§ PROVIDED DATA:
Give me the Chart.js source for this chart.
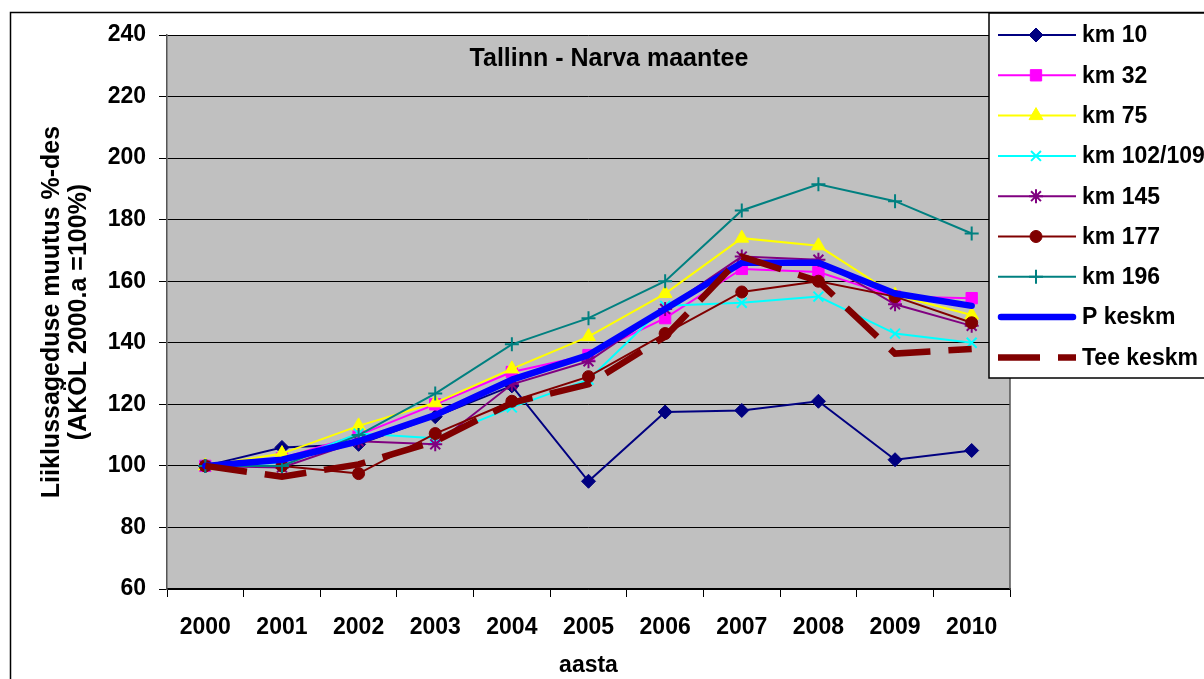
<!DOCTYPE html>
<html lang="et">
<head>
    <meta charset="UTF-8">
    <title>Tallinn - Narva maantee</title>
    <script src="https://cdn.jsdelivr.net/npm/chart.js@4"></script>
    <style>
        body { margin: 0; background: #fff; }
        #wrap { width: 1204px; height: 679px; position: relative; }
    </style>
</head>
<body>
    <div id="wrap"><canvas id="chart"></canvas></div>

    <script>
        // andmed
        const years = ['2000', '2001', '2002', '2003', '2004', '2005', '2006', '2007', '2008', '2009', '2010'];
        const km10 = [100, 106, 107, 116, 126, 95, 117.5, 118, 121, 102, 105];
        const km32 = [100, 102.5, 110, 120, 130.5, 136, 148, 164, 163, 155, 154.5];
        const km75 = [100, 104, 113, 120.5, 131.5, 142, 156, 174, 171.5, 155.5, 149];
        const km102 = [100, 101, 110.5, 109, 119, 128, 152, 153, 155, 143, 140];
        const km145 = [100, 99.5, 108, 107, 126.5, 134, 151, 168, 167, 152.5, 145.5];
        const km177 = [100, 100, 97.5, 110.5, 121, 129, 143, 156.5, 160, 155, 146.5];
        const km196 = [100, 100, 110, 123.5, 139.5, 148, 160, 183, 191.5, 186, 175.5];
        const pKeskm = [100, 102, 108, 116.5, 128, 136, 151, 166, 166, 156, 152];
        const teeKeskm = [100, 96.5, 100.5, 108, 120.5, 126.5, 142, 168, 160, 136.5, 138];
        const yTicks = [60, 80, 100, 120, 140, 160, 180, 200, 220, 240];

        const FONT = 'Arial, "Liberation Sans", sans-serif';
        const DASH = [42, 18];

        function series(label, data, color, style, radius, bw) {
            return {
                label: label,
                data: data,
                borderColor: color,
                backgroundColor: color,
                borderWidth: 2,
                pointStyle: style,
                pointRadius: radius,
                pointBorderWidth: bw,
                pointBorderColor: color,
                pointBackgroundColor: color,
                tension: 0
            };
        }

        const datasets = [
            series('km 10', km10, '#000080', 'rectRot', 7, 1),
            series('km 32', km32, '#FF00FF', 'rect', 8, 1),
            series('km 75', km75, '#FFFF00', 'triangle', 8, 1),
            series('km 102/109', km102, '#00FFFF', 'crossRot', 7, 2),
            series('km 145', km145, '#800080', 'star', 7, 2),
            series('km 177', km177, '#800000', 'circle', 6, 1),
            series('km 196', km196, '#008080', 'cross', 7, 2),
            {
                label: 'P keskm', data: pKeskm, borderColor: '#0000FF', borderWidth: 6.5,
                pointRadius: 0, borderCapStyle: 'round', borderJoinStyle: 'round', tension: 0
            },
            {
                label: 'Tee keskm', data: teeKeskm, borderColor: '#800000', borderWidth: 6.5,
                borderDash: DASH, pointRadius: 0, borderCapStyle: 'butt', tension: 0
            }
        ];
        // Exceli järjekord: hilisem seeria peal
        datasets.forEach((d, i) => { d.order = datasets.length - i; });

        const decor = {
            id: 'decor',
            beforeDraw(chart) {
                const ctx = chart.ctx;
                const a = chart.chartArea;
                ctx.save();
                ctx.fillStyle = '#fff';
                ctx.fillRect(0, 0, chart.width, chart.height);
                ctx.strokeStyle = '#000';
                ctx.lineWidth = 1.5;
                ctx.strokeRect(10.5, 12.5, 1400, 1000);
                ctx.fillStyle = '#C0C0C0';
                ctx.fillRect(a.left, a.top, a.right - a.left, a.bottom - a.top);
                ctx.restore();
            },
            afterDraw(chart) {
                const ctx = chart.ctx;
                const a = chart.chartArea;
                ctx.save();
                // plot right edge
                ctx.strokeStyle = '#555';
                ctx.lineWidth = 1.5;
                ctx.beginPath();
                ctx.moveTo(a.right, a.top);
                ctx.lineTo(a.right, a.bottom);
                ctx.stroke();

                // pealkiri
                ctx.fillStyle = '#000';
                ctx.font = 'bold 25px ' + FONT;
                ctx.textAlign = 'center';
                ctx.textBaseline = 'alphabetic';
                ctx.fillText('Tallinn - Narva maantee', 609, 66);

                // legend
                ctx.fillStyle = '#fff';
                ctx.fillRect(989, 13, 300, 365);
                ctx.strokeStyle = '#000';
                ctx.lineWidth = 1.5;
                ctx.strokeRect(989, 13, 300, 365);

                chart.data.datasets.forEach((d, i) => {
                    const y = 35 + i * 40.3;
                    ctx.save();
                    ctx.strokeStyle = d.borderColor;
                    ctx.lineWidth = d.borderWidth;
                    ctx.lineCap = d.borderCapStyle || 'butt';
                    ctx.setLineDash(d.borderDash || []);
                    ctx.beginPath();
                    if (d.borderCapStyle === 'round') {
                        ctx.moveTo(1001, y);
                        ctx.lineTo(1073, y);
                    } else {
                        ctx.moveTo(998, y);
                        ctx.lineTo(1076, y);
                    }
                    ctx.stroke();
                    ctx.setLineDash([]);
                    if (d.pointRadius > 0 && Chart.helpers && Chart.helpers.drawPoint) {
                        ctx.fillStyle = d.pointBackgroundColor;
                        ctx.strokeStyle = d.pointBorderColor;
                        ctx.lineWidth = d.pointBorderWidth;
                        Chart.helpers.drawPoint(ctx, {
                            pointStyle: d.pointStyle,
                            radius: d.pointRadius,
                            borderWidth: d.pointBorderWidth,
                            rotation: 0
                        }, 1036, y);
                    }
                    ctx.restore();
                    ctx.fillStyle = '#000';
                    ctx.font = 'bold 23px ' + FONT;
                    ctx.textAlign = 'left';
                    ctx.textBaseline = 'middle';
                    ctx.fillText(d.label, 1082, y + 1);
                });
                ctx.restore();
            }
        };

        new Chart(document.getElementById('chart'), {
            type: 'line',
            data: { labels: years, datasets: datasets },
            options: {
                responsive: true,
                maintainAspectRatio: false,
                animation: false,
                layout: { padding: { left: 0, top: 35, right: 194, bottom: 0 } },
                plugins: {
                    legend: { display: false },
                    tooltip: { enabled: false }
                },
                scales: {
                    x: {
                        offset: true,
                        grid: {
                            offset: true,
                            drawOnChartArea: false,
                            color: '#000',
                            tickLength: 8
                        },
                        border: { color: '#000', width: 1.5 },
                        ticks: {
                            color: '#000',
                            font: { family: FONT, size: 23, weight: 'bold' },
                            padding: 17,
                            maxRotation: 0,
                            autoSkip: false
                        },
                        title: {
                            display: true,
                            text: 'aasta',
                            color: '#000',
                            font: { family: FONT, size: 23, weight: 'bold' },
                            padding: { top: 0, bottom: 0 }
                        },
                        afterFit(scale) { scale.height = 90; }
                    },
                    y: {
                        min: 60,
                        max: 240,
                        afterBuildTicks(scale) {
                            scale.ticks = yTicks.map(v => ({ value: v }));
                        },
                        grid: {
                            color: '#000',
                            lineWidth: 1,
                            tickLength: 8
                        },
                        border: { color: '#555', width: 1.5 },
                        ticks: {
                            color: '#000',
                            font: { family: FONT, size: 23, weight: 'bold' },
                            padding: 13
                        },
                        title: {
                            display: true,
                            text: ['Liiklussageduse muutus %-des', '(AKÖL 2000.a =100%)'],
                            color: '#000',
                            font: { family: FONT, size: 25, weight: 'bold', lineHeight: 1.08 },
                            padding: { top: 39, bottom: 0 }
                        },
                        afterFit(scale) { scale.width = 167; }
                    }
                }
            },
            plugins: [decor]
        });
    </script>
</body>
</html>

§ WRITTEN TASK: The material above must be printed exactly, with its pictures left out.

§ FINISHED TASK:
Give me the Chart.js source for this chart.
<!DOCTYPE html>
<html lang="et">
<head>
    <meta charset="UTF-8">
    <title>Tallinn - Narva maantee</title>
    <script src="https://cdn.jsdelivr.net/npm/chart.js@4"></script>
    <style>
        body { margin: 0; background: #fff; }
        #wrap { width: 1204px; height: 679px; position: relative; }
    </style>
</head>
<body>
    <div id="wrap"><canvas id="chart"></canvas></div>

    <script>
        // andmed
        const years = ['2000', '2001', '2002', '2003', '2004', '2005', '2006', '2007', '2008', '2009', '2010'];
        const km10 = [100, 106, 107, 116, 126, 95, 117.5, 118, 121, 102, 105];
        const km32 = [100, 102.5, 110, 120, 130.5, 136, 148, 164, 163, 155, 154.5];
        const km75 = [100, 104, 113, 120.5, 131.5, 142, 156, 174, 171.5, 155.5, 149];
        const km102 = [100, 101, 110.5, 109, 119, 128, 152, 153, 155, 143, 140];
        const km145 = [100, 99.5, 108, 107, 126.5, 134, 151, 168, 167, 152.5, 145.5];
        const km177 = [100, 100, 97.5, 110.5, 121, 129, 143, 156.5, 160, 155, 146.5];
        const km196 = [100, 100, 110, 123.5, 139.5, 148, 160, 183, 191.5, 186, 175.5];
        const pKeskm = [100, 102, 108, 116.5, 128, 136, 151, 166, 166, 156, 152];
        const teeKeskm = [100, 96.5, 100.5, 108, 120.5, 126.5, 142, 168, 160, 136.5, 138];
        const yTicks = [60, 80, 100, 120, 140, 160, 180, 200, 220, 240];

        const FONT = 'Arial, "Liberation Sans", sans-serif';
        const DASH = [42, 18];

        function series(label, data, color, style, radius, bw) {
            return {
                label: label,
                data: data,
                borderColor: color,
                backgroundColor: color,
                borderWidth: 2,
                pointStyle: style,
                pointRadius: radius,
                pointBorderWidth: bw,
                pointBorderColor: color,
                pointBackgroundColor: color,
                tension: 0
            };
        }

        const datasets = [
            series('km 10', km10, '#000080', 'rectRot', 7, 1),
            series('km 32', km32, '#FF00FF', 'rect', 8, 1),
            series('km 75', km75, '#FFFF00', 'triangle', 8, 1),
            series('km 102/109', km102, '#00FFFF', 'crossRot', 7, 2),
            series('km 145', km145, '#800080', 'star', 7, 2),
            series('km 177', km177, '#800000', 'circle', 6, 1),
            series('km 196', km196, '#008080', 'cross', 7, 2),
            {
                label: 'P keskm', data: pKeskm, borderColor: '#0000FF', borderWidth: 6.5,
                pointRadius: 0, borderCapStyle: 'round', borderJoinStyle: 'round', tension: 0
            },
            {
                label: 'Tee keskm', data: teeKeskm, borderColor: '#800000', borderWidth: 6.5,
                borderDash: DASH, pointRadius: 0, borderCapStyle: 'butt', tension: 0
            }
        ];
        // Exceli järjekord: hilisem seeria peal
        datasets.forEach((d, i) => { d.order = datasets.length - i; });

        const decor = {
            id: 'decor',
            beforeDraw(chart) {
                const ctx = chart.ctx;
                const a = chart.chartArea;
                ctx.save();
                ctx.fillStyle = '#fff';
                ctx.fillRect(0, 0, chart.width, chart.height);
                ctx.strokeStyle = '#000';
                ctx.lineWidth = 1.5;
                ctx.strokeRect(10.5, 12.5, 1400, 1000);
                ctx.fillStyle = '#C0C0C0';
                ctx.fillRect(a.left, a.top, a.right - a.left, a.bottom - a.top);
                ctx.restore();
            },
            afterDraw(chart) {
                const ctx = chart.ctx;
                const a = chart.chartArea;
                ctx.save();
                // plot right edge
                ctx.strokeStyle = '#555';
                ctx.lineWidth = 1.5;
                ctx.beginPath();
                ctx.moveTo(a.right, a.top);
                ctx.lineTo(a.right, a.bottom);
                ctx.stroke();

                // pealkiri
                ctx.fillStyle = '#000';
                ctx.font = 'bold 25px ' + FONT;
                ctx.textAlign = 'center';
                ctx.textBaseline = 'alphabetic';
                ctx.fillText('Tallinn - Narva maantee', 609, 66);

                // legend
                ctx.fillStyle = '#fff';
                ctx.fillRect(989, 13, 300, 365);
                ctx.strokeStyle = '#000';
                ctx.lineWidth = 1.5;
                ctx.strokeRect(989, 13, 300, 365);

                chart.data.datasets.forEach((d, i) => {
                    const y = 35 + i * 40.3;
                    ctx.save();
                    ctx.strokeStyle = d.borderColor;
                    ctx.lineWidth = d.borderWidth;
                    ctx.lineCap = d.borderCapStyle || 'butt';
                    ctx.setLineDash(d.borderDash || []);
                    ctx.beginPath();
                    if (d.borderCapStyle === 'round') {
                        ctx.moveTo(1001, y);
                        ctx.lineTo(1073, y);
                    } else {
                        ctx.moveTo(998, y);
                        ctx.lineTo(1076, y);
                    }
                    ctx.stroke();
                    ctx.setLineDash([]);
                    if (d.pointRadius > 0 && Chart.helpers && Chart.helpers.drawPoint) {
                        ctx.fillStyle = d.pointBackgroundColor;
                        ctx.strokeStyle = d.pointBorderColor;
                        ctx.lineWidth = d.pointBorderWidth;
                        Chart.helpers.drawPoint(ctx, {
                            pointStyle: d.pointStyle,
                            radius: d.pointRadius,
                            borderWidth: d.pointBorderWidth,
                            rotation: 0
                        }, 1036, y);
                    }
                    ctx.restore();
                    ctx.fillStyle = '#000';
                    ctx.font = 'bold 23px ' + FONT;
                    ctx.textAlign = 'left';
                    ctx.textBaseline = 'middle';
                    ctx.fillText(d.label, 1082, y + 1);
                });
                ctx.restore();
            }
        };

        new Chart(document.getElementById('chart'), {
            type: 'line',
            data: { labels: years, datasets: datasets },
            options: {
                responsive: true,
                maintainAspectRatio: false,
                animation: false,
                layout: { padding: { left: 0, top: 35, right: 194, bottom: 0 } },
                plugins: {
                    legend: { display: false },
                    tooltip: { enabled: false }
                },
                scales: {
                    x: {
                        offset: true,
                        grid: {
                            offset: true,
                            drawOnChartArea: false,
                            color: '#000',
                            tickLength: 8
                        },
                        border: { color: '#000', width: 1.5 },
                        ticks: {
                            color: '#000',
                            font: { family: FONT, size: 23, weight: 'bold' },
                            padding: 17,
                            maxRotation: 0,
                            autoSkip: false
                        },
                        title: {
                            display: true,
                            text: 'aasta',
                            color: '#000',
                            font: { family: FONT, size: 23, weight: 'bold' },
                            padding: { top: 0, bottom: 0 }
                        },
                        afterFit(scale) { scale.height = 90; }
                    },
                    y: {
                        min: 60,
                        max: 240,
                        afterBuildTicks(scale) {
                            scale.ticks = yTicks.map(v => ({ value: v }));
                        },
                        grid: {
                            color: '#000',
                            lineWidth: 1,
                            tickLength: 8
                        },
                        border: { color: '#555', width: 1.5 },
                        ticks: {
                            color: '#000',
                            font: { family: FONT, size: 23, weight: 'bold' },
                            padding: 13
                        },
                        title: {
                            display: true,
                            text: ['Liiklussageduse muutus %-des', '(AKÖL 2000.a =100%)'],
                            color: '#000',
                            font: { family: FONT, size: 25, weight: 'bold', lineHeight: 1.08 },
                            padding: { top: 39, bottom: 0 }
                        },
                        afterFit(scale) { scale.width = 167; }
                    }
                }
            },
            plugins: [decor]
        });
    </script>
</body>
</html>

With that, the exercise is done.